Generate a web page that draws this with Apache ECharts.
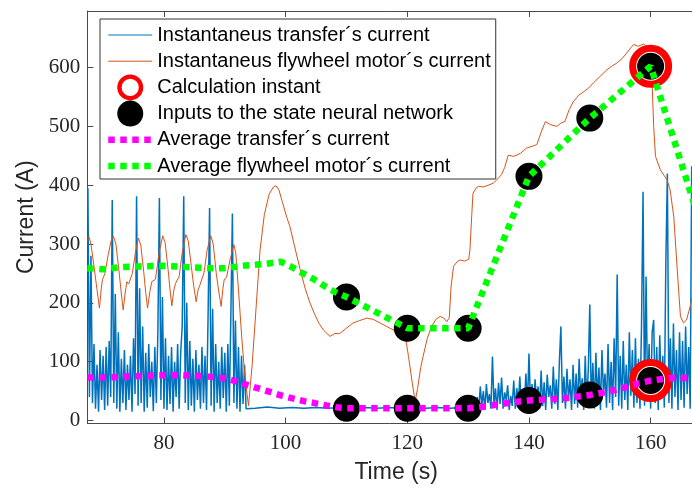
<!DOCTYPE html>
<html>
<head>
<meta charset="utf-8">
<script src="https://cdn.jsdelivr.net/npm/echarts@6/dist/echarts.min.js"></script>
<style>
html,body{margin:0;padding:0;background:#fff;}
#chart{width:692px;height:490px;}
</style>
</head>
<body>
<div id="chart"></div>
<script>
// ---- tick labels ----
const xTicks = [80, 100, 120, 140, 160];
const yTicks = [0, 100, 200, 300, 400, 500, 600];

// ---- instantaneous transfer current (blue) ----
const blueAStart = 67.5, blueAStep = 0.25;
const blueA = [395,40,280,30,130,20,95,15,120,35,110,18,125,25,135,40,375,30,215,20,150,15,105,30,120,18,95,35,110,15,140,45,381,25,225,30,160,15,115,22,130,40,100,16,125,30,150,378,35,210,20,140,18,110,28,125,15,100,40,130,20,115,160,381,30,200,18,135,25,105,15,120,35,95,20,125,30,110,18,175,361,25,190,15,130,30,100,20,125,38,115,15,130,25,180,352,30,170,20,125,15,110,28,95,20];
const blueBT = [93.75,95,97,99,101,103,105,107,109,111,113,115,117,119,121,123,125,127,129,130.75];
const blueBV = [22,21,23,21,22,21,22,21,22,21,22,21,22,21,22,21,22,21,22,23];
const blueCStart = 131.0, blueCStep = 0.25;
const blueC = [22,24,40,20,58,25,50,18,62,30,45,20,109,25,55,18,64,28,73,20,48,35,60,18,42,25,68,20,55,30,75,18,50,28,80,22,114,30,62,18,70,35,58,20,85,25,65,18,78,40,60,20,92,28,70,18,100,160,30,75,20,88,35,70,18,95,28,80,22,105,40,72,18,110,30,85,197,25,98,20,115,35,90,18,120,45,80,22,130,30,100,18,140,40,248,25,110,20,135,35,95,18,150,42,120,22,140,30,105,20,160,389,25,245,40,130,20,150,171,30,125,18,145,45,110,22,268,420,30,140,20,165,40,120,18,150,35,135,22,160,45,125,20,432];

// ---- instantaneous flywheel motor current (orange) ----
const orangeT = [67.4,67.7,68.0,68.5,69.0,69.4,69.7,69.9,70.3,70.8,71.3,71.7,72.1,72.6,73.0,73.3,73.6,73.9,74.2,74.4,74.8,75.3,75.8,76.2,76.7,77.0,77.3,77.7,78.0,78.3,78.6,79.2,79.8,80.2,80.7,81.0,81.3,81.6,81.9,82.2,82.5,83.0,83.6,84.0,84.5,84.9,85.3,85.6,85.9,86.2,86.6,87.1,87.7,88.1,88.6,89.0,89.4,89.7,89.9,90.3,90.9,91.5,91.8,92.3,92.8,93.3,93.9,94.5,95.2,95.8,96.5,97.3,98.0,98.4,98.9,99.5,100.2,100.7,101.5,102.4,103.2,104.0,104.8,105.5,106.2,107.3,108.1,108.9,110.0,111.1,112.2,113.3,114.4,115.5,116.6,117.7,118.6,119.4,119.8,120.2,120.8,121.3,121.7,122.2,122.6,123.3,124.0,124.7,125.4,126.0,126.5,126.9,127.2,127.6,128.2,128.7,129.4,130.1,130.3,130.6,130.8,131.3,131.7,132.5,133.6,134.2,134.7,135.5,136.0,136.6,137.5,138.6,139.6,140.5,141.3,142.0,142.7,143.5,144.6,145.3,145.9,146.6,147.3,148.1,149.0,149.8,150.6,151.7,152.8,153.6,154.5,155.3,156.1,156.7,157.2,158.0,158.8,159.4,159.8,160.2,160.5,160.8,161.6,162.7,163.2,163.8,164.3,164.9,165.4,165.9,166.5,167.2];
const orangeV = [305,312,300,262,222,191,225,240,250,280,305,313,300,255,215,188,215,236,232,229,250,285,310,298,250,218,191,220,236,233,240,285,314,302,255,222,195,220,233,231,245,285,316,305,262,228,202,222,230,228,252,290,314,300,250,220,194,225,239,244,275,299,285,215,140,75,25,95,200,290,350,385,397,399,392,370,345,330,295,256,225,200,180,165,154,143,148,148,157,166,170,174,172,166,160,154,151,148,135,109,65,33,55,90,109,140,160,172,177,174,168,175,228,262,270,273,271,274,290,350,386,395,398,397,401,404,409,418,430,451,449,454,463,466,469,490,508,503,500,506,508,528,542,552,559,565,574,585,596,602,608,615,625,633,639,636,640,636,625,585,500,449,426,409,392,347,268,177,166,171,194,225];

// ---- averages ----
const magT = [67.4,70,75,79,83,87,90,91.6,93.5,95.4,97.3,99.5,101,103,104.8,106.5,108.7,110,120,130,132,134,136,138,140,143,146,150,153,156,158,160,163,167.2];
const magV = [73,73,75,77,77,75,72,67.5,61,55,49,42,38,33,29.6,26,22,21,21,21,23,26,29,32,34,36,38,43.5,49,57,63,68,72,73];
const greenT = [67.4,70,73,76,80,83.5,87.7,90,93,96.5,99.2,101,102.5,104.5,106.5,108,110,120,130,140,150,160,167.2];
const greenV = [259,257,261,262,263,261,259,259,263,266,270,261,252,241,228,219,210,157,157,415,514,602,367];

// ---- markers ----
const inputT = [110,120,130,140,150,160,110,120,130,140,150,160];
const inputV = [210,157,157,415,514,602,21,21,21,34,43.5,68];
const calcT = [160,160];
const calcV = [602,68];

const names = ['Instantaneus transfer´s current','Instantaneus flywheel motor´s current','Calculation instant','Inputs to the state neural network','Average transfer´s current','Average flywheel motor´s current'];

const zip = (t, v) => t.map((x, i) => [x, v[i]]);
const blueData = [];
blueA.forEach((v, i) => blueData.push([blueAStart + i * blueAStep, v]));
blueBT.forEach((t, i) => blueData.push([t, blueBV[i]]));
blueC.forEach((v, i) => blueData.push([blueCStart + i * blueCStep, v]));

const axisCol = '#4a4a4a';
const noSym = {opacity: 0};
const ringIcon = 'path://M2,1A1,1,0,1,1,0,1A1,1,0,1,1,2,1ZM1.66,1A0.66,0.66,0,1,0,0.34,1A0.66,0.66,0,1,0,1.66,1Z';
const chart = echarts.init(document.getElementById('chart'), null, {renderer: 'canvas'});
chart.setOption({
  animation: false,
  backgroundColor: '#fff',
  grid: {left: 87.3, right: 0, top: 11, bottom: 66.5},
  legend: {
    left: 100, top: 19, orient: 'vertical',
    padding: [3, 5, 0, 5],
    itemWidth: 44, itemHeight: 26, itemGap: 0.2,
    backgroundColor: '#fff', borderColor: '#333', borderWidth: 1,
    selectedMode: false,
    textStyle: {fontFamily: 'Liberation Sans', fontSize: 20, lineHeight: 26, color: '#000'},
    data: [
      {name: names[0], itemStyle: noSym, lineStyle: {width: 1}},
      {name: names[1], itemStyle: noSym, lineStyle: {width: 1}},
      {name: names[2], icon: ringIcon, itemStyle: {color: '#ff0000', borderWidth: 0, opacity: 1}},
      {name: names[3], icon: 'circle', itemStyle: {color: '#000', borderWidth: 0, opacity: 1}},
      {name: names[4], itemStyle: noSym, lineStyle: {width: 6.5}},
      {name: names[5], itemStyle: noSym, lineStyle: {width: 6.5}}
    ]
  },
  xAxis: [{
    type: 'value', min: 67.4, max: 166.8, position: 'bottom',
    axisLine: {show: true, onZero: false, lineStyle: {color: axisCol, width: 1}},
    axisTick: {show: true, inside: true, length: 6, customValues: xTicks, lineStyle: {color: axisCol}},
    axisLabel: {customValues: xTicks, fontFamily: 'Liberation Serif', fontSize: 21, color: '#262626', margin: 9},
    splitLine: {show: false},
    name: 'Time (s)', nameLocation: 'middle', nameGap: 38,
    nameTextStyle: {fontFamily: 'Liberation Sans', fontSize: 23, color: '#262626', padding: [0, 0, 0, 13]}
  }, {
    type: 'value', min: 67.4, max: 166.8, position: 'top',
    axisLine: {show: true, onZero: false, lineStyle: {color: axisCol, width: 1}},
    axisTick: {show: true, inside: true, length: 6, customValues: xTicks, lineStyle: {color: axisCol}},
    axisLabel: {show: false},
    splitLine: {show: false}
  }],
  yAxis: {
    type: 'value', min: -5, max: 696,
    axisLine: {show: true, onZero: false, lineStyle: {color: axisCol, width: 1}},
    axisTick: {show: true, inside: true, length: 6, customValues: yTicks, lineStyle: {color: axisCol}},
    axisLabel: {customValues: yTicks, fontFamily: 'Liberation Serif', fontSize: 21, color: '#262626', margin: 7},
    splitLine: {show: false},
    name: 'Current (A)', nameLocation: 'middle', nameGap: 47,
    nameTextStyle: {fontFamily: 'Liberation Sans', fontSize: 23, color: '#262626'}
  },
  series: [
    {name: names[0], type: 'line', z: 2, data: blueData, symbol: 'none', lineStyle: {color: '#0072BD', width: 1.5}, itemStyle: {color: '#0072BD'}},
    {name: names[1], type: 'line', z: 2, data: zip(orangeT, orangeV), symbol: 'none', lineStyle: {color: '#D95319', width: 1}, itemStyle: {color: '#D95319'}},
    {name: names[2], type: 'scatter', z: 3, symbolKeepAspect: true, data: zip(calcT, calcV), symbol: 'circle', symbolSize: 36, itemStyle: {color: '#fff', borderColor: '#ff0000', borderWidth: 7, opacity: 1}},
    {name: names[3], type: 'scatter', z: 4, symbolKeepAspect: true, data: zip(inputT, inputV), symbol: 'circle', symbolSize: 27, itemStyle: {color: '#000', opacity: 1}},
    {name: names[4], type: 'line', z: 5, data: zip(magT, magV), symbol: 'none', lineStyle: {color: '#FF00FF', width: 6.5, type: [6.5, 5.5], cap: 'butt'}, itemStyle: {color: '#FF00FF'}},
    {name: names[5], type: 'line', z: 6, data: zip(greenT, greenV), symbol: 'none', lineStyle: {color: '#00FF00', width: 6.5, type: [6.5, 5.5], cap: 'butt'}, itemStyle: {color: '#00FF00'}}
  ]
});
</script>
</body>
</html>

---

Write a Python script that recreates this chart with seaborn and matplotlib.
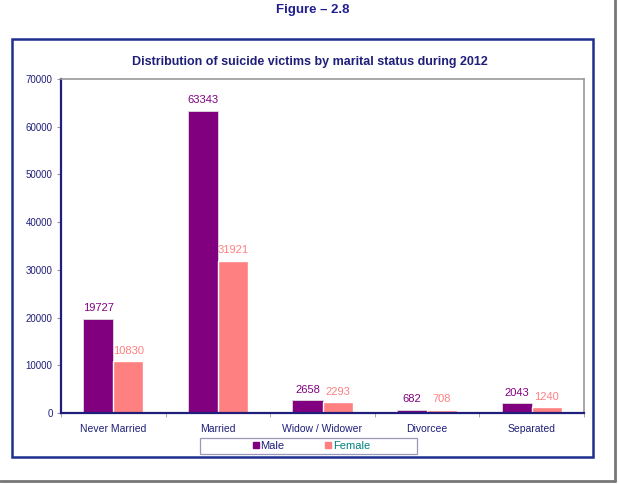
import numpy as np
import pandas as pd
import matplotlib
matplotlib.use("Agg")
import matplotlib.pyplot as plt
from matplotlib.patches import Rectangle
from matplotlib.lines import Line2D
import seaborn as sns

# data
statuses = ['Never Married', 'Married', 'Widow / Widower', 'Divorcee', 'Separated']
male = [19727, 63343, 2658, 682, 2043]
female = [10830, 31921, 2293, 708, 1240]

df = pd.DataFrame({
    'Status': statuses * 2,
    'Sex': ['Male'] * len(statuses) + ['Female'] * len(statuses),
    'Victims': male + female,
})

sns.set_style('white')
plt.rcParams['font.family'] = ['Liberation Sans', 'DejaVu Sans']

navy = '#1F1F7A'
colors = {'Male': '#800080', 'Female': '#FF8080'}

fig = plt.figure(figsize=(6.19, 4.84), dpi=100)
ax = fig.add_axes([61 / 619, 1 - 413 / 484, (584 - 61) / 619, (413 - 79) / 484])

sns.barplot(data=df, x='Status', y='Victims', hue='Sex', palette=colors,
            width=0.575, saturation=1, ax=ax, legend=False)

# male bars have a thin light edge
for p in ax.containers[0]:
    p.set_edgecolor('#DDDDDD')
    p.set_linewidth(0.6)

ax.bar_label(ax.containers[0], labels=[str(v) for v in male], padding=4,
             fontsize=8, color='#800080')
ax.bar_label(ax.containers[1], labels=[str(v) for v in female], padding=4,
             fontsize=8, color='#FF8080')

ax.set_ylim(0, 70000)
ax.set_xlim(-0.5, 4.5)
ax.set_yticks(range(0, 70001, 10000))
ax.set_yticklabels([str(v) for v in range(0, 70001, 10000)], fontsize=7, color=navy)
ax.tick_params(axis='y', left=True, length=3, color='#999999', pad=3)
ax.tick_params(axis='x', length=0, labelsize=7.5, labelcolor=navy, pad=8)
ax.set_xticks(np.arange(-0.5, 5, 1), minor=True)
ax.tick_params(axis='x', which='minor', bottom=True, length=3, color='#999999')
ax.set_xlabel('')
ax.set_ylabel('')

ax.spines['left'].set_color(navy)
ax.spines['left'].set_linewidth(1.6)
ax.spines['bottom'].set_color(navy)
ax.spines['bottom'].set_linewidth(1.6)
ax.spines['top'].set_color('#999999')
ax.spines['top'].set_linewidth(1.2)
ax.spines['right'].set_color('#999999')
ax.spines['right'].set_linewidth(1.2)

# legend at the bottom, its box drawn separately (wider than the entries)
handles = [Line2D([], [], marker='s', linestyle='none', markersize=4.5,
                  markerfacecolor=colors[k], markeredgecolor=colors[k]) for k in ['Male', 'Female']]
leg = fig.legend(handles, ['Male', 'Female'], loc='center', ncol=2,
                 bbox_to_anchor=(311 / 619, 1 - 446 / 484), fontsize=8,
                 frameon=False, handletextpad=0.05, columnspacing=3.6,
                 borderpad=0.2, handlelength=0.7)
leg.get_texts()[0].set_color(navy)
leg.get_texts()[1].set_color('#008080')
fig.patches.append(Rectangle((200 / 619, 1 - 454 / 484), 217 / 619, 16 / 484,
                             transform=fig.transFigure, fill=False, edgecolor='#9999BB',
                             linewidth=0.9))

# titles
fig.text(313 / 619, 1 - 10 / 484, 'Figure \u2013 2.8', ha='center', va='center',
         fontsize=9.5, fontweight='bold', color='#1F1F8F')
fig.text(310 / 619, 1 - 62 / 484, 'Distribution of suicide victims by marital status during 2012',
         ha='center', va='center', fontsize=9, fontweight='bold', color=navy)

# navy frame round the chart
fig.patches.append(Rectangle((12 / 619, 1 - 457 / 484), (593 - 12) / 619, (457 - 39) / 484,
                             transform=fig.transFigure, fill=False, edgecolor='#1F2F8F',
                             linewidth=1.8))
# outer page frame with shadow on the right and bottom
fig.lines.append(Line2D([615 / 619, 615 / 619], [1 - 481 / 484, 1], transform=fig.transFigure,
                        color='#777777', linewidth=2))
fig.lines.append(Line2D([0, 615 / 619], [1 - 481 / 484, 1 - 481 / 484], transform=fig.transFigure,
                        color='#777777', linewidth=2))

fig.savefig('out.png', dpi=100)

▶ [WORK REQUIRED]:
Leave the pictures out and print, exactly as written, every line from the one holding "Generate a web" down to the one holding "const yTicks = [0, 100, 200, 300, 400, 500, 600];", both of those included.

▶ [SOLVED PROBLEM]:
Generate a web page that draws this with Apache ECharts.
<!DOCTYPE html>
<html>
<head>
<meta charset="utf-8">
<script src="https://cdn.jsdelivr.net/npm/echarts@6/dist/echarts.min.js"></script>
<style>
html,body{margin:0;padding:0;background:#fff;}
#chart{width:692px;height:490px;}
</style>
</head>
<body>
<div id="chart"></div>
<script>
// ---- tick labels ----
const xTicks = [80, 100, 120, 140, 160];
const yTicks = [0, 100, 200, 300, 400, 500, 600];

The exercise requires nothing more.